## Task
Print, word for word, every line from the beginning of the listing up to and including the line with "ax = fig.add_axes([0.4725, 0.1594, 0.967". Pictures are to be excluded.

## Dataset section
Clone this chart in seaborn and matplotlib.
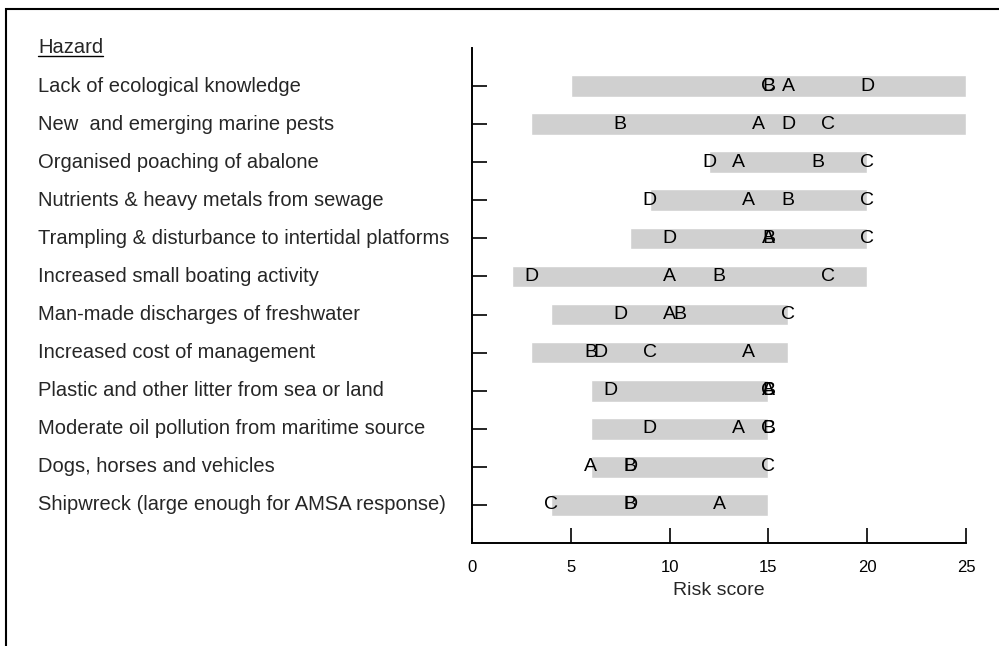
import matplotlib
matplotlib.use("Agg")
import matplotlib.pyplot as plt
import matplotlib.transforms as mtransforms
from matplotlib.lines import Line2D
from matplotlib.patches import Rectangle
import seaborn as sns

hazards = [
    "Lack of ecological knowledge",
    "New  and emerging marine pests",
    "Organised poaching of abalone",
    "Nutrients & heavy metals from sewage",
    "Trampling & disturbance to intertidal platforms",
    "Increased small boating activity",
    "Man-made discharges of freshwater",
    "Increased cost of management",
    "Plastic and other litter from sea or land",
    "Moderate oil pollution from maritime source",
    "Dogs, horses and vehicles",
    "Shipwreck (large enough for AMSA response)",
]
bar_lo = [5, 3, 12, 9, 8, 2, 4, 3, 6, 6, 6, 4]
bar_hi = [25, 25, 20, 20, 20, 20, 16, 16, 15, 15, 15, 15]
score_a = [16, 14.5, 13.5, 14, 15, 10, 10, 14, 15, 13.5, 6, 12.5]
score_b = [15, 7.5, 17.5, 16, 15, 12.5, 10.5, 6, 15, 15, 8, 8]
score_c = [15, 18, 20, 20, 20, 18, 16, 9, 15, 15, 15, 4]
score_d = [20, 16, 12, 9, 10, 3, 7.5, 6.5, 7, 9, 8, 8]
x_ticks = [0, 5, 10, 15, 20, 25]

sns.set_style("white")
plt.rcParams["font.family"] = ["Liberation Sans", "DejaVu Sans"]

fig = plt.figure(figsize=(9.99, 6.46), dpi=100)
ax = fig.add_axes([0.4725, 0.1594, 0.967 - 0.4725, 0.9257 - 0.1594])

rows = list(range(len(hazards)))
ax.barh(rows, [h - l for l, h in zip(bar_lo, bar_hi)], left=bar_lo,
        height=0.57, color="#d0d0d0", zorder=1)

# letters drawn D first so that A/B sit on top where scores coincide
for name, scores in [("D", score_d), ("C", score_c), ("B", score_b), ("A", score_a)]:
    for r, s in zip(rows, scores):
        ax.text(s, r, name, ha="center", va="center", fontsize=14, color="black", zorder=3)

ax.set_xlim(0, 25)
ax.set_ylim(12, -1)
ax.set_xticks(x_ticks)
ax.set_xticklabels([str(t) for t in x_ticks], fontsize=12)
ax.set_yticks(rows)
ax.set_yticklabels([])
ax.tick_params(axis="x", direction="in", length=11, width=1.2, pad=12, colors="black")
ax.tick_params(axis="y", direction="in", length=11, width=1.2, colors="black")
ax.tick_params(bottom=True, left=True)
ax.set_xlabel("Risk score", fontsize=14, labelpad=5)
for side in ["top", "right"]:
    ax.spines[side].set_visible(False)
for side in ["left", "bottom"]:
    ax.spines[side].set_color("black")
    ax.spines[side].set_linewidth(1.4)

trans = mtransforms.blended_transform_factory(fig.transFigure, ax.transData)
for r, name in zip(rows, hazards):
    ax.text(0.038, r, name, transform=trans, ha="left", va="center", fontsize=14.5)
head = ax.text(0.038, -1, "Hazard", transform=trans, ha="left", va="center", fontsize=14.5)

fig.canvas.draw()
bb = head.get_window_extent().transformed(fig.transFigure.inverted())
fig.add_artist(Line2D([bb.x0, bb.x1], [bb.y0 + 0.002, bb.y0 + 0.002], color="black", lw=1))

fig.add_artist(Rectangle((0.006, -0.1), 1.1, 1.1 - 0.014, transform=fig.transFigure,
                         fill=False, edgecolor="black", lw=1.5))

fig.savefig("out.png", dpi=100)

## Output of the task
Clone this chart in seaborn and matplotlib.
import matplotlib
matplotlib.use("Agg")
import matplotlib.pyplot as plt
import matplotlib.transforms as mtransforms
from matplotlib.lines import Line2D
from matplotlib.patches import Rectangle
import seaborn as sns

hazards = [
    "Lack of ecological knowledge",
    "New  and emerging marine pests",
    "Organised poaching of abalone",
    "Nutrients & heavy metals from sewage",
    "Trampling & disturbance to intertidal platforms",
    "Increased small boating activity",
    "Man-made discharges of freshwater",
    "Increased cost of management",
    "Plastic and other litter from sea or land",
    "Moderate oil pollution from maritime source",
    "Dogs, horses and vehicles",
    "Shipwreck (large enough for AMSA response)",
]
bar_lo = [5, 3, 12, 9, 8, 2, 4, 3, 6, 6, 6, 4]
bar_hi = [25, 25, 20, 20, 20, 20, 16, 16, 15, 15, 15, 15]
score_a = [16, 14.5, 13.5, 14, 15, 10, 10, 14, 15, 13.5, 6, 12.5]
score_b = [15, 7.5, 17.5, 16, 15, 12.5, 10.5, 6, 15, 15, 8, 8]
score_c = [15, 18, 20, 20, 20, 18, 16, 9, 15, 15, 15, 4]
score_d = [20, 16, 12, 9, 10, 3, 7.5, 6.5, 7, 9, 8, 8]
x_ticks = [0, 5, 10, 15, 20, 25]

sns.set_style("white")
plt.rcParams["font.family"] = ["Liberation Sans", "DejaVu Sans"]

fig = plt.figure(figsize=(9.99, 6.46), dpi=100)
ax = fig.add_axes([0.4725, 0.1594, 0.967 - 0.4725, 0.9257 - 0.1594])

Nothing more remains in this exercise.